Rafał Wojaczek / In ascolto delle viscere: nel corpo lacerato della poesia e del mondo

Rafał Wojaczek, Il poeta andava fucilato. Poesie scelte 1964-1971, tr. e cura di Francesco De Luca e Bożena Topolska, Delufa Press, pp. 212, euro 19,00 stampa, euro 7,99 epub

Immaginate i versi maledetti e modernissimi dei Fiori del male di Baudelaire e della Stagione all’inferno di Rimbaud – amore morte viaggi tossici e onirici ascesa e sgretolamento della società moderna e passioni estreme e smodate – mescolati forte e risputati fuori in polacco nel bel mezzo della Guerra fredda e avrete un capolavoro di poesia infervorata e dolente. Questa traduzione, per la prima volta in italiano, dei versi del poeta Rafał Wojaczek (1945-1971), per i tipi di Delufa Press, giovane, intraprendente e indipendente casa editrice romana, giungono fino a noi come una scheggia impazzita e sferzante.

Wojaczek esordisce a vent’anni, nel 1965, con sette poesie dal tono provocatorio e certamente dissonante con la Polonia dell’epoca: oppressa dalla cappa sovietica e, nel 1969, la sua prima silloge squaderna in forma di metafora quelli che saranno per lui questioni dominanti, quasi delle ossessioni: lo sgretolamento del mondo, la paura, l’amore e il corpo. In quel volume, nei versi di Era primavera era estate, Wojaczek scrive del trascorrere dei giorni e della motivazione del poeta che si affievolisce: il poeta che “non incanta più ma bestemmia” e che al contrario prima “incantava” “Per la patria, questa materia di morte non riuscita”. L’estrema consapevolezza della caducità del corpo detta letteralmente il passo di versi scanditi dall’urgenza di sviscerare – quando non eviscerare – la rabbia l’amore il dolore. I versi di Wojaczek nascono dentro e sul corpo, sono versi che dal corpo promanano come lacerazioni: è un corpo che è vivo in quanto straziato: “Di tanto in tanto / per controllare / se sono vivo ancora / mi pungo con uno spillo / e m’inserisco un piccolo / trapano nel cranio”.

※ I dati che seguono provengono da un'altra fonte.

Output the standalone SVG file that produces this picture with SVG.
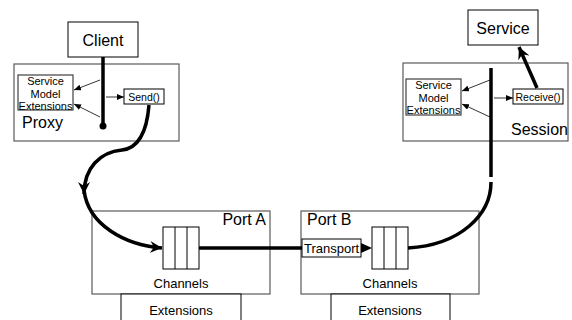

La poesia, per il maledetto poeta polacco, è un attraversamento drammatico di fiumi di sangue e sperma che scorrono, inesorabili, verso “La fine della poesia” stessa che

[…] dovrebbe essere in un corridoio buio
di una casa popolare che sa di cavolo come una latrina
Dovrebbe essere la benedizione inaspettata di un coltello
Sotto una vanga o un piede di porco alla tempia conciso come un amen

Dovrebbe essere un carrarmato di un cielo scatenato
La fine della poesia dovrebbe essere più veloce anche del pensiero

Wojaczek celebra malinconicamente un mondo decadente, militarizzato e recintato, dove la disperazione evoca miseria ed escrementi. Versi quali “Cammino e chiedo: dov’è la mia forca?” raccontano come in molti versi il percorso verso la morte sembra segnato, anche se la pratica stessa del fare poesia è un luogo di r/esistenza in vita: esserci in voce e corpo prima dell’inaggirabile putrefazione. Si tratta di una forma di resistenza che Wojaczek instilla in versi spesso estremamente lirici e travolgenti perché, occorre dirlo, questa è una raccolta poetica incendiaria che ci riconcilia con una poesia di materia pulsante viva o quasi morta che, in questi nostri tempi malandati, votati a forme oscure di disumanità troppo disumana, ci restituiscono una pietas profonda verso tutto ciò che attraversa il nostro passaggio (sempre troppo) breve su questa Terra.
Questo volume dovrebbe finire tra le mani di giovani lettori e lettrici, qui e ora, per riconnettere l’Europa nel segno dell’urlo, ritornare a Est seguendo un ago che, se da un lato sfila la trama della Storia fino al 1989, dall’altro ricuce ipotesi di futuro, perché da Est viene il futuro, si ode stridere e sollevarsi dalle strade di Belgrado e di Istanbul – come dalle strade di Praga era arrivato il 1968. Ed è dallo stridore e dai corpi lacerati, ci ricorda il giovane Wojaczek, del resto, che si fa la poesia.